After huddling in the Capitol basement Thursday evening, rank-and-file House Democrats appeared to be leaning heavily against supporting the budget deal, citing the absence of a commitment from Ryan to vote on legislation to protect the “Dreamers,” young immigrants brought to the country illegally as kids.
But Rep. G.K. Butterfield (D-N.C.) estimated that less than 40 Democrats would support the bill without that promise.
“They’re going to get to 175, 180, and they’re going to hit a ceiling,” Butterfield said. “And then Speaker Ryan is going to panic and then he’s got to make a decision whether to shut the vote down and let the government shut down, or make a very benign commitment — and that is to debate the DACA, the Dreamer bill.”
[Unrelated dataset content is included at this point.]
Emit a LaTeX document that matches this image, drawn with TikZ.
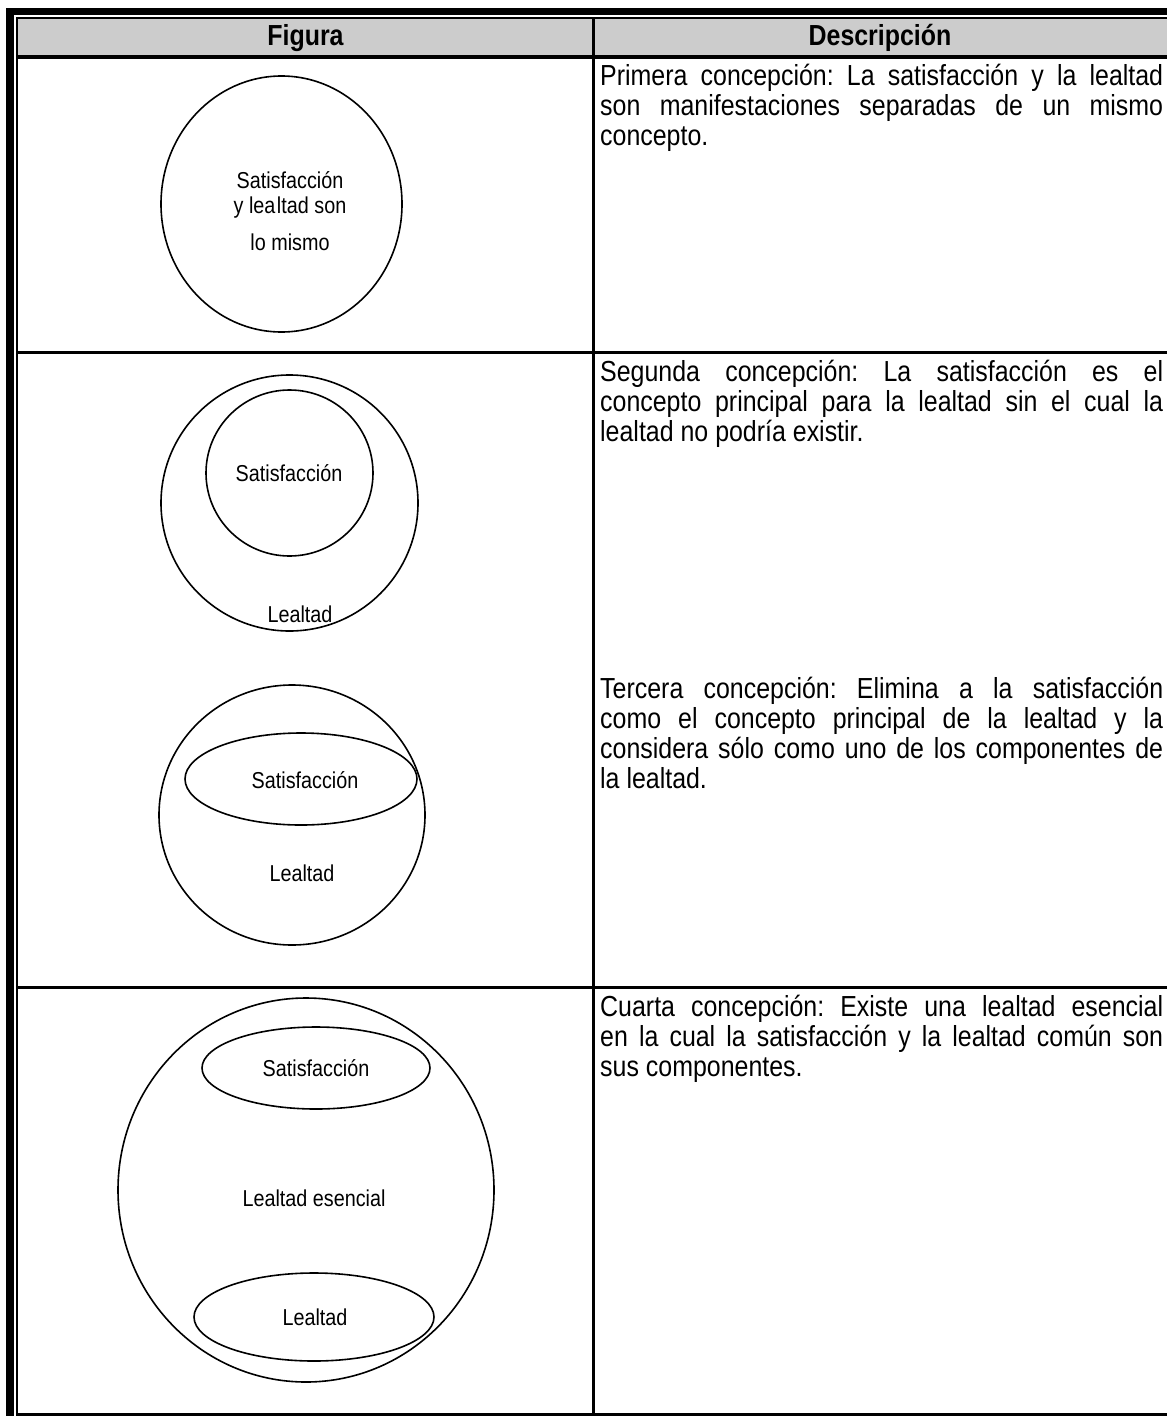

“If he were to call on our leaders in a few minutes and make it crystal clear that he is willing to entertain floor debate on DACA, then I think he’ll get the votes to pass it,” he added.
House Minority Whip Steny Hoyer (D-Md.) Thursday evening had urged GOP leaders to cobble together a one-day spending bill to prevent the government from shutting down.
“With only hours to act and avoid another Trump shutdown, I urge Speaker Ryan and Leader McCarthy to bring to the Floor a one-day funding bill to keep the government open,” Hoyer said in a statement.
He said that none of his colleagues have been able to fully read the nearly 700-page budget bill, which was filed shortly before midnight on Wednesday.
“I have been asking all day. I have been asking all week for it. We could have literally had dozens of votes today. But we squabble because people don’t want to be put on the spot,” he said about his push to get an amendment vote.
Sen. Lindsey Graham (R-S.C.) fired back: “I’ve read it.”
– This story was updated at 12:00 a.m.